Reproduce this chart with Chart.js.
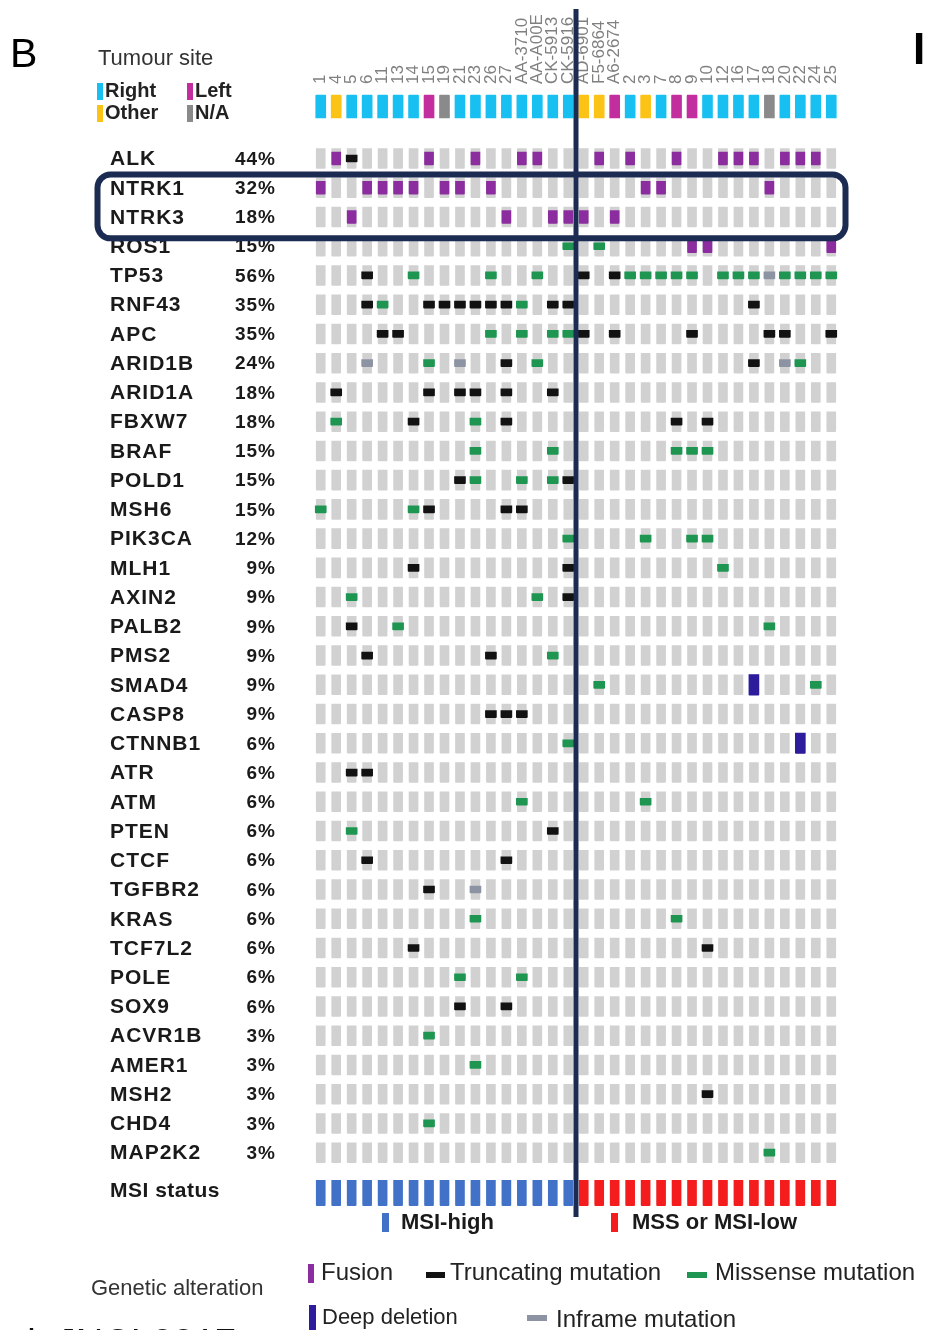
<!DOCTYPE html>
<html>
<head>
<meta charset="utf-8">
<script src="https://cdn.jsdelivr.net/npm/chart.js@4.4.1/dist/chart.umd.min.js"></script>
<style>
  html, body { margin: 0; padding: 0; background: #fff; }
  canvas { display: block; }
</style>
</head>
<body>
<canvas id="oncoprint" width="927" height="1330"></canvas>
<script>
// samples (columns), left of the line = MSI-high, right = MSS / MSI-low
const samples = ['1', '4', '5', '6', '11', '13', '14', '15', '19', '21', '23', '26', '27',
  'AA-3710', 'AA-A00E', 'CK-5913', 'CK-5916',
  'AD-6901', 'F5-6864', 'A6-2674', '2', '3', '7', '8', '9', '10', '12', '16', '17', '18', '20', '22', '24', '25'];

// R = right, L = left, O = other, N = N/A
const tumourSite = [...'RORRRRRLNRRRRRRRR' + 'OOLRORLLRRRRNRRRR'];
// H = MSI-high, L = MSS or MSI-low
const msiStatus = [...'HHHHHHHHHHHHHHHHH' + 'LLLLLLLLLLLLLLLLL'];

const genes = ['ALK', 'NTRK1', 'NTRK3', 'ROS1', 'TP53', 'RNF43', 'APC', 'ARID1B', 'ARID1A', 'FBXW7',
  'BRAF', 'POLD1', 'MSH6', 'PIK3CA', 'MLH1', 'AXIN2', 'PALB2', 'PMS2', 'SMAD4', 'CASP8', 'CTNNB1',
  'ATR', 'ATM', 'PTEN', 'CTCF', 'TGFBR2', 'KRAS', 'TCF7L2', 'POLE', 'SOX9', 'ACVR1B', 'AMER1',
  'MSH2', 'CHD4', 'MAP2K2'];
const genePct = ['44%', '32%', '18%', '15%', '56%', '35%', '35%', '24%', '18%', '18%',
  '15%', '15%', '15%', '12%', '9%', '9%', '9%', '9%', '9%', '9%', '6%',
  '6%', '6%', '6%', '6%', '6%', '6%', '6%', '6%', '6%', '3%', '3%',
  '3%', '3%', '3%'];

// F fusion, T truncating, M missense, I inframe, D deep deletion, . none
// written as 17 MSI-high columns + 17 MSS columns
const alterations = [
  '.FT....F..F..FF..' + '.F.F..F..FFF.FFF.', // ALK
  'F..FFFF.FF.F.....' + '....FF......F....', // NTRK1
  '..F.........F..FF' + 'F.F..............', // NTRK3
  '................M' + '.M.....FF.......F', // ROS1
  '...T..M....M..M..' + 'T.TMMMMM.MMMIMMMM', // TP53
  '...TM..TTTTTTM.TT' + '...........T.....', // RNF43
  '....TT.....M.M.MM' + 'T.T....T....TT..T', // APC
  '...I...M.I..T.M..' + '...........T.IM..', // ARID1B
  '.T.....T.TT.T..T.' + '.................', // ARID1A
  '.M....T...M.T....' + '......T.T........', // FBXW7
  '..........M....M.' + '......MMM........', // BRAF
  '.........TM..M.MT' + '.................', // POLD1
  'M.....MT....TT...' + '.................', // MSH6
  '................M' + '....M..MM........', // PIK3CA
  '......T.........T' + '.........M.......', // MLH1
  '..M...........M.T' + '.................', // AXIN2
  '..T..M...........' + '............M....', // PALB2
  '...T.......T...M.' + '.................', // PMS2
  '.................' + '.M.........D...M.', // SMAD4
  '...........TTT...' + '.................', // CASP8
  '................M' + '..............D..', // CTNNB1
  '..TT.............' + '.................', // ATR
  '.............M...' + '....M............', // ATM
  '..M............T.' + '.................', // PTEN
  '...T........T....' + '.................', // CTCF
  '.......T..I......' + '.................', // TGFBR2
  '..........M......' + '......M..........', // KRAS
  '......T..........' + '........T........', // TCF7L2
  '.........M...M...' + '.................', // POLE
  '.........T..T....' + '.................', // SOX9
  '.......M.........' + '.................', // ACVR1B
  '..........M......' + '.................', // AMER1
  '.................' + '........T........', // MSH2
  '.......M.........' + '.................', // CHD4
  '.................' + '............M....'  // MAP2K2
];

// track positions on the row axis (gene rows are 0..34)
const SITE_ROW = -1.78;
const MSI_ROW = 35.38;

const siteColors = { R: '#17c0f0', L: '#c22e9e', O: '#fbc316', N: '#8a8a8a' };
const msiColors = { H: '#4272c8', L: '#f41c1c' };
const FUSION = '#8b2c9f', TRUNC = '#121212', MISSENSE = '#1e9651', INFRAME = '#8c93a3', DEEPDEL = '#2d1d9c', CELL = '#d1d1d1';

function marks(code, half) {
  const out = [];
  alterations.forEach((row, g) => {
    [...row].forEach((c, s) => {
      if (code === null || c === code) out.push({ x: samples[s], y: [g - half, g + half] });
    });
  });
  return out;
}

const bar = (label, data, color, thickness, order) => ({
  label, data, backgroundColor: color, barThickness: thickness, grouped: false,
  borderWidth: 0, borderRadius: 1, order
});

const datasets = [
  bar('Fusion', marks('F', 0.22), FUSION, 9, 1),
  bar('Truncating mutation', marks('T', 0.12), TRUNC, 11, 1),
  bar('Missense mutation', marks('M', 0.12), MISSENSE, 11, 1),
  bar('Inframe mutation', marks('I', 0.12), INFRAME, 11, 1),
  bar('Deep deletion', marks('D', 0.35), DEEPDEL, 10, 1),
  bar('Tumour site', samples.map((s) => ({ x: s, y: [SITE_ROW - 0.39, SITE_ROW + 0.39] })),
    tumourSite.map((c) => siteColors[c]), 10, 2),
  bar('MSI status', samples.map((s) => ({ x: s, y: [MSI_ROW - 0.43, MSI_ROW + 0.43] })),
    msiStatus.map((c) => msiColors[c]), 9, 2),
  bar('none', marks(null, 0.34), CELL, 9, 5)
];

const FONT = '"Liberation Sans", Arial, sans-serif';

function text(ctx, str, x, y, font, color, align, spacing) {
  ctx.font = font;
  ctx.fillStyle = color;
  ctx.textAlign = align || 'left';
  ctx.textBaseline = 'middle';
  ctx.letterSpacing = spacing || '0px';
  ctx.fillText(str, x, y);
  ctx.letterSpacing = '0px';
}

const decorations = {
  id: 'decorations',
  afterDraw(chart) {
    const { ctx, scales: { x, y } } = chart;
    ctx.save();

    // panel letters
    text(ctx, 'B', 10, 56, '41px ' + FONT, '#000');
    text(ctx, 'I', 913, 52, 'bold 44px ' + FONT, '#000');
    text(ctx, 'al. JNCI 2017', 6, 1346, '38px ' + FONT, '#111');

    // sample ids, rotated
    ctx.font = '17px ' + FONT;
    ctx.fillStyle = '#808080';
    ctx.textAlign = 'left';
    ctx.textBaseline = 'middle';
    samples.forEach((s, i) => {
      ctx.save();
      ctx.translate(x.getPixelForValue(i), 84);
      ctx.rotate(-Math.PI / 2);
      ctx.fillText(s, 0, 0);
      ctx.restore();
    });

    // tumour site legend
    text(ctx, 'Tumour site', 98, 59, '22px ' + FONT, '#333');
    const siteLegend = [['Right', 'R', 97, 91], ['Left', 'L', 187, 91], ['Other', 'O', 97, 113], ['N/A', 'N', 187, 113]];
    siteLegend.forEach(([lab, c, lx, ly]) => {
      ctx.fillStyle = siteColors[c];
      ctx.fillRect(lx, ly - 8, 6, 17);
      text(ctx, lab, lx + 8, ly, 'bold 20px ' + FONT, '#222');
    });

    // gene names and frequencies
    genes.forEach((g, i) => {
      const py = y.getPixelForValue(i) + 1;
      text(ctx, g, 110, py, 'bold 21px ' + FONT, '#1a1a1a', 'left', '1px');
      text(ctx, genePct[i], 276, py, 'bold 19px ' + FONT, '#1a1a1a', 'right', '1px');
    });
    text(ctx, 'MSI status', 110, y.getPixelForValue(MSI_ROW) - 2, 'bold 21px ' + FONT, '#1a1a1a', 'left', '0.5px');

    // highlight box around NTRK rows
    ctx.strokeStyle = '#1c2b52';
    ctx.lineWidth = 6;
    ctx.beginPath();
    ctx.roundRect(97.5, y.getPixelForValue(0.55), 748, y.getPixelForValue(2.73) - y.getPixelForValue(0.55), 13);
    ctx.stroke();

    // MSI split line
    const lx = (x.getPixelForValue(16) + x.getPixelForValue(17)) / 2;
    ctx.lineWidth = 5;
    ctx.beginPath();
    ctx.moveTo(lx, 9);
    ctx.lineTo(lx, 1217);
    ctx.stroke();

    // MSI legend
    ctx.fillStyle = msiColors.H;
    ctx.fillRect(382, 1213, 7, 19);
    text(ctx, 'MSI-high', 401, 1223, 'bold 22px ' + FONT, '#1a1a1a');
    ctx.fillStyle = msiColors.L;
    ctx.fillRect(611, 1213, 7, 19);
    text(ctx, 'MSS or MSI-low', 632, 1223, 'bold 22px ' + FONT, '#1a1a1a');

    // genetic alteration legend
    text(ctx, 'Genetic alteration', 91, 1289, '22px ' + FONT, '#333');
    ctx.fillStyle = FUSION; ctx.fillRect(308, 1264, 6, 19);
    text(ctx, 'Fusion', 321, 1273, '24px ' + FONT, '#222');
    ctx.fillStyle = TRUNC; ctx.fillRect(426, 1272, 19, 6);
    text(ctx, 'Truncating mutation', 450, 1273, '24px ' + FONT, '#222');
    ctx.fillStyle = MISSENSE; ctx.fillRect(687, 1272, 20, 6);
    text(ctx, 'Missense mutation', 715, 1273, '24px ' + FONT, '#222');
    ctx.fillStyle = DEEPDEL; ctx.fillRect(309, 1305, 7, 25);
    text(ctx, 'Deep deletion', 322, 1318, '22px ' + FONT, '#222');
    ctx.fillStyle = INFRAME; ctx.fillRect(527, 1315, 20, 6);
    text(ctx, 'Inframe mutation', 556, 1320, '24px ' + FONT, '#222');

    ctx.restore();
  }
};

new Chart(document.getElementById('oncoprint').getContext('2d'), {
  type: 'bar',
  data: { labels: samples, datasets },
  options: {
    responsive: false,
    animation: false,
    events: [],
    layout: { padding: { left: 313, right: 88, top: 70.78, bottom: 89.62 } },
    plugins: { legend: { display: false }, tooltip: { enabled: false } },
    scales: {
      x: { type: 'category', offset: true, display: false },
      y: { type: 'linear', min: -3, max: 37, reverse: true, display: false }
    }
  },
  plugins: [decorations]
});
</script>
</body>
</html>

......

Write out exactly the opening lines of the data, stopping after the line that holds "const msiStatus = [...'HHHHHHHHHHHHHHHHH'". Exclude pictures.

### FULL SOLUTION
Reproduce this chart with Chart.js.
<!DOCTYPE html>
<html>
<head>
<meta charset="utf-8">
<script src="https://cdn.jsdelivr.net/npm/chart.js@4.4.1/dist/chart.umd.min.js"></script>
<style>
  html, body { margin: 0; padding: 0; background: #fff; }
  canvas { display: block; }
</style>
</head>
<body>
<canvas id="oncoprint" width="927" height="1330"></canvas>
<script>
// samples (columns), left of the line = MSI-high, right = MSS / MSI-low
const samples = ['1', '4', '5', '6', '11', '13', '14', '15', '19', '21', '23', '26', '27',
  'AA-3710', 'AA-A00E', 'CK-5913', 'CK-5916',
  'AD-6901', 'F5-6864', 'A6-2674', '2', '3', '7', '8', '9', '10', '12', '16', '17', '18', '20', '22', '24', '25'];

// R = right, L = left, O = other, N = N/A
const tumourSite = [...'RORRRRRLNRRRRRRRR' + 'OOLRORLLRRRRNRRRR'];
// H = MSI-high, L = MSS or MSI-low
const msiStatus = [...'HHHHHHHHHHHHHHHHH' + 'LLLLLLLLLLLLLLLLL'];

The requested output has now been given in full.